The data collected by the Cambridge University Psychometric Centre was collected legally for academic purposes, said deputy information commissioner James Dipple-Johstone, but evidence showed it had been accessed by potentially malicious actors.
The psychometric centre pioneered the use of Facebook data in psychometric testing, attracting the attention of Cambridge Analytica in 2014 who hoped to build political advertising models using Facebook data.
Dr Alekander Kogan, who worked at the psychometric centre, set up a separate business to harvest the personal information of almost 90 million Facebook users for Cambridge Analytica after the company approached him in 2014. His colleague, Dr David Stillwell, refused the work due to data protection concerns.
But it was data from Dr Stillwell’s work which Dipple-Johnstone said was accessed from suspicious web addresses.
“Some of those IP addresses resolved to IP addresses in Russia but also to IP addresses of concern through alleged cyber attacks in the past and at least one TOR entry point, which is a device for people to hide their identity online,” he said.
“We don’t know who is behind those addresses but some of them appear on lists of concern to cyber security professionals by virtue of other types of cyber incidents,” he added.
The ICO gave evidence to MPs on the same day as releasing a wide-ranging report into the use and misuse of private information by businesses and political campaigns.
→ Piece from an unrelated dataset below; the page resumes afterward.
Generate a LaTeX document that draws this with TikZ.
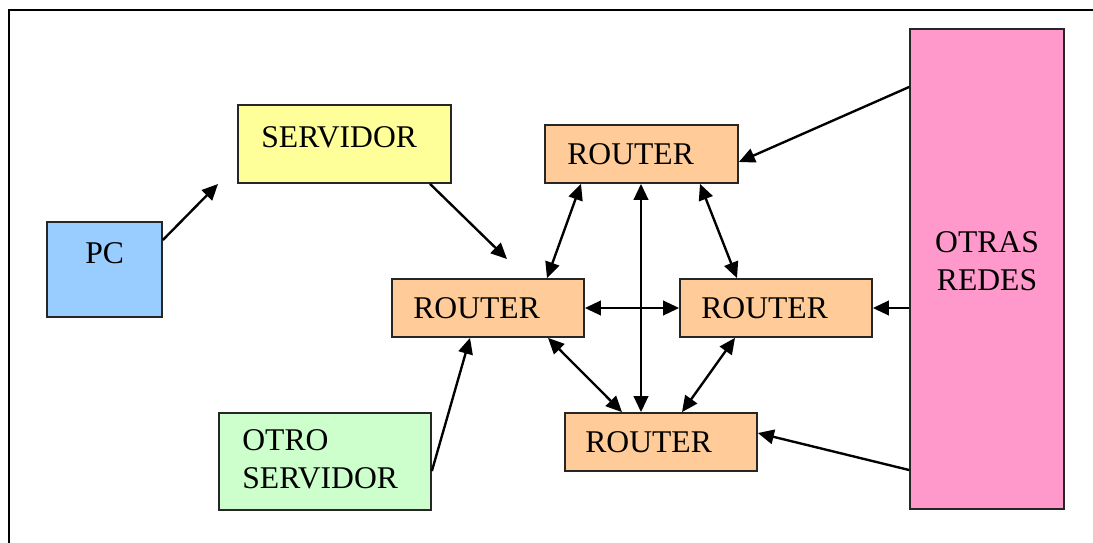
\documentclass[tikz,border=0pt]{standalone}
\usepackage{fontspec}
\setmainfont{Liberation Serif}
\usetikzlibrary{arrows.meta,fit}
\definecolor{pcblue}{HTML}{99CCFF}
\definecolor{srvyellow}{HTML}{FFFF99}
\definecolor{routerorange}{HTML}{FFCC99}
\definecolor{otrogreen}{HTML}{CCFFCC}
\definecolor{redespink}{HTML}{FF99CC}
\tikzset{
	box/.style={draw=black!85, line width=1pt, inner sep=0pt},
	lbl/.style={inner sep=0pt, anchor=base west, font=\fontsize{18}{21.5}\selectfont},
	tip/.tip={Triangle[length=0.32cm,width=0.29cm]},
	link/.style={line width=1.35pt, -tip},
	both/.style={line width=1.35pt, tip-tip}
}
\begin{document}
\begin{tikzpicture}[x=0.02cm, y=-0.02cm]
		\useasboundingbox (0,0) rectangle (1093,542);
		\draw[line width=1.3pt] (9,10) rectangle (1120,570);
		% boxes
		\node[box, fill=pcblue, fit={(47,222) (162,317)}] (pc) {};
		\node[box, fill=srvyellow, fit={(238,105) (451,183)}] (srv) {};
		\node[box, fill=routerorange, fit={(545,125) (738,183)}] (rtop) {};
		\node[box, fill=routerorange, fit={(392,279) (584,337)}] (rml) {};
		\node[box, fill=routerorange, fit={(680,279) (872,337)}] (rmr) {};
		\node[box, fill=routerorange, fit={(565,413) (757,471)}] (rbot) {};
		\node[box, fill=otrogreen, fit={(219,413) (431,510)}] (otro) {};
		\node[box, fill=redespink, fit={(910,29) (1064,509)}] (redes) {};
		% labels (base of a two-line label is its last line)
		\node[lbl] (pc-t) at (85,263) {PC};
		\node[lbl] (srv-t) at (261,147) {SERVIDOR};
		\node[lbl] (rtop-t) at (567,164) {ROUTER};
		\node[lbl] (rml-t) at (413,318) {ROUTER};
		\node[lbl] (rmr-t) at (701,318) {ROUTER};
		\node[lbl] (rbot-t) at (585,452) {ROUTER};
		\node[lbl, align=left] (otro-t) at (242,488) {OTRO\\SERVIDOR};
		\node[lbl, anchor=base, align=center] (redes-t) at (987,290) {OTRAS\\REDES};
		% connections
		\coordinate (pc-end) at (218,184);
		\coordinate (srv-end) at (507,259);
		\draw[link] (pc.east |- 0,240) -- (pc-end);
		\draw[link] (srv.south -| 430,0) -- (srv-end);
		\draw[link] (otro.east |- 0,471) -- (rml.south -| 470,0);
		\draw[both] (rtop.south -| 581,0) -- (rml.north -| 547,0);
		\draw[both] (rtop.south -| 700,0) -- (rmr.north -| 737,0);
		\draw[both] (rbot.north -| 641,0) -- (rtop.south -| 641,0);
		\draw[both] (rml.east) -- (rmr.west);
		\draw[both] (rml.south -| 548,0) -- (rbot.north -| 622,0);
		\draw[both] (rmr.south -| 735,0) -- (rbot.north -| 682,0);
		\draw[link] (redes.west |- 0,87) -- (rtop.east |- 0,162);
		\draw[link] (redes.west |- rmr.east) -- (rmr.east);
		\draw[link] (redes.west |- 0,470) -- (rbot.east |- 0,433);
	\end{tikzpicture}
\end{document}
Ms Denham said the scale of the investigation into the misuse of data by businesses and political organisations in recent years is “unprecedented”.
She said: “This investigation is unprecedented for our office.
“It’s unprecedented for any data protection authority worldwide in terms of the type of information we’re examining, the numbers of organisations, the numbers of individuals, the cost of the investigation and the expertise that’s required.
“But what’s at stake are the fundamentals of our democratic processes.”
She also encouraged MPs to look at revising laws around political campaigns in the digital age.
“People have to be able to trust the systems so it’s very important that we get to the bottom of it and that Parliament takes up some of the important recommendations that we’ve made at policy level that includes a statutory code of practice for political campaigning.
“The rules need to be sharpened, they need to be clear, they need to be fair across all organisations involved in political campaigning,” she said.
Damian Collins, chair of the inquiry, said: “We hear loudly the opinion of the Information Commissioner that the time for self-regulation is over and a time of accountability is here where parliament sets the objectives and outcomes for social media companies to follow, rather than the regulator taking on individual complaints.”